I’m trying to remind myself that though exhausting at times, she is showing character traits that will serve her later in life: She knows what she wants. She’s learning how to negotiate. She’s smart. She’s a problem solver. If we didn’t bring dinner, we could just go ask those nice people over there if they have a few hot dogs to spare. It must be hard to be so small, to do what grownups want all the time.
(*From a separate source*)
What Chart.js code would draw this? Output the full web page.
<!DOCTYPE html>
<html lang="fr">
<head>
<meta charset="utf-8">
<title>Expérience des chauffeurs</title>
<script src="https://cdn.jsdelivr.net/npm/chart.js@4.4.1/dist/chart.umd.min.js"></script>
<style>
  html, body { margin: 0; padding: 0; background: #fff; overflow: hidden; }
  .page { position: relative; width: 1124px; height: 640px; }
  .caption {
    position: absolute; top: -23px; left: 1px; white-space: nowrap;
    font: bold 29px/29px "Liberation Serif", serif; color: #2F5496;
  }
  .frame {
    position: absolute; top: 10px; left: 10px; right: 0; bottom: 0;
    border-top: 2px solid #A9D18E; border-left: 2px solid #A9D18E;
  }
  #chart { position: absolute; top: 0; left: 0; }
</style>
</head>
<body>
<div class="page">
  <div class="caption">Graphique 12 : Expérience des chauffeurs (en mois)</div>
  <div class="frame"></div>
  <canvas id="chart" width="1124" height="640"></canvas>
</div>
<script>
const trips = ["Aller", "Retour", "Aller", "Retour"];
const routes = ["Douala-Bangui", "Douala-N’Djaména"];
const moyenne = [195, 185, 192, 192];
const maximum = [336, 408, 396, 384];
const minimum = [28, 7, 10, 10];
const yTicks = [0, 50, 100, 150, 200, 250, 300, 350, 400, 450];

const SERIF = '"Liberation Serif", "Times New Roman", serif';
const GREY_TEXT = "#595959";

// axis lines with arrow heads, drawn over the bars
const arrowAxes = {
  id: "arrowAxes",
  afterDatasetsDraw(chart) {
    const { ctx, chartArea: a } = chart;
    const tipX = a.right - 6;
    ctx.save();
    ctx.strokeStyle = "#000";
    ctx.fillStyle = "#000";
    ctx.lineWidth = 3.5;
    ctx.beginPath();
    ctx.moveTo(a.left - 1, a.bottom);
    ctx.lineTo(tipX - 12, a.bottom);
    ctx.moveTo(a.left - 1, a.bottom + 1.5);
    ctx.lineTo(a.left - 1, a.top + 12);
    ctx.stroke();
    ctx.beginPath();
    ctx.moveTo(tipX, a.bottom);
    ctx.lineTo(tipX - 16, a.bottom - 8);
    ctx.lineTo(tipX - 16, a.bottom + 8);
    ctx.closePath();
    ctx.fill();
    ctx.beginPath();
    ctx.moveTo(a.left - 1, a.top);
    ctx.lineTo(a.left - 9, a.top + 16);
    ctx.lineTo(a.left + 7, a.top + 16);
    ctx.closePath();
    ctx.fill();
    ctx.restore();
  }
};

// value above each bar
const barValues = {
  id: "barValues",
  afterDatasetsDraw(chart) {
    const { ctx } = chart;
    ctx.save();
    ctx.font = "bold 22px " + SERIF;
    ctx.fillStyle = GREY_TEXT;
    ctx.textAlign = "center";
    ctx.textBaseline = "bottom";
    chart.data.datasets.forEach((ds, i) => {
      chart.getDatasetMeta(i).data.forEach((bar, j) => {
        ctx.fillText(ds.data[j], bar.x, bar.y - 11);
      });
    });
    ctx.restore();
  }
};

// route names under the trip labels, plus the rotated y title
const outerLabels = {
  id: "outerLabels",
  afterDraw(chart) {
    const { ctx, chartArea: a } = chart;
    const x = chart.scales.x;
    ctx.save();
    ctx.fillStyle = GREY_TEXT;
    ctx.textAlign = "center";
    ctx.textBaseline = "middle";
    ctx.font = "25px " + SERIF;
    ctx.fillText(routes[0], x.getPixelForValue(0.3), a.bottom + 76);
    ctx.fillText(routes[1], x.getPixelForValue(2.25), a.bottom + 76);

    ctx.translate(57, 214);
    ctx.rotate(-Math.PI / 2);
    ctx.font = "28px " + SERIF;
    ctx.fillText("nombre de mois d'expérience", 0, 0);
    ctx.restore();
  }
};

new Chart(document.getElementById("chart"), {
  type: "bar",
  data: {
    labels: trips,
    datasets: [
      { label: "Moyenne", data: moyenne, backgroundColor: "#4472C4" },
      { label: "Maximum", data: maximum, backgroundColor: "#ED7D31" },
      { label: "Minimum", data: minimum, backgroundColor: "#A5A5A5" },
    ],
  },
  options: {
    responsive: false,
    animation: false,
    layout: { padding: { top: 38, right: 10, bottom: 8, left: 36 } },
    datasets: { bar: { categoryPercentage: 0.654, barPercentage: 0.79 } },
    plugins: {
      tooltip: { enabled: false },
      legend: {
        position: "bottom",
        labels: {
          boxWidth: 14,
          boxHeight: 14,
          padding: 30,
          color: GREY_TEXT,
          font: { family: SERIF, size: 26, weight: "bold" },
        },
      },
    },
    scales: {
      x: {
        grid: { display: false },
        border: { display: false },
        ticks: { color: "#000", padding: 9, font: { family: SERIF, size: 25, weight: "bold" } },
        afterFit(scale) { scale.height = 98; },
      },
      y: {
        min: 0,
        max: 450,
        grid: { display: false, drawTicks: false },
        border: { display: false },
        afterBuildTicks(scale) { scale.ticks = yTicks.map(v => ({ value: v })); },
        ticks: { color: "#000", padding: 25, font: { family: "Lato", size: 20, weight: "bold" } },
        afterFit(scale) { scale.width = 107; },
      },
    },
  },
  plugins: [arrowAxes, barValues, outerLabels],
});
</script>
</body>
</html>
She seems to need us less and less as she asserts herself and learns how to do things for herself. But she still needs us. She’s afraid of the dark and she won’t let us leave her room so she can go to sleep. Lying in her bed, she wraps her arms around my head and says, “I want you stay too long! I really want you to stay too long!” I’d like to get to sleep and I don’t want to have a nighttime routine that never ends, and yet, I like that she’s holding onto me a little.

Rosie

Rosie rolls over! For a while she could only do back to front and then started complaining because she couldn’t turn back over. She’s learning to turn the other way. She is a close talker. She likes to get right up there so our eyes become one eye and open her mouth and try to eat me. She likes to suck on her fingers, my fingers, anybody’s fingers. Maybe those teeth are coming in. She likes to reach out and grab my face and squeeze it in her little lobster claws. She is so chill and smiley all the time. She likes the Jumparoo. She likes to do a Tarzan yell. She says gggghhh and bwah and ahbah and she is working on being a ventriloquist talking with her mouth closed. She is so chubby! She grabs her hands and feet and looks at them with wonder. She gets startled a lot. She is taking big sister Nora’s rough hugs in stride. She laughs when you kiss her belly. She’s delicious.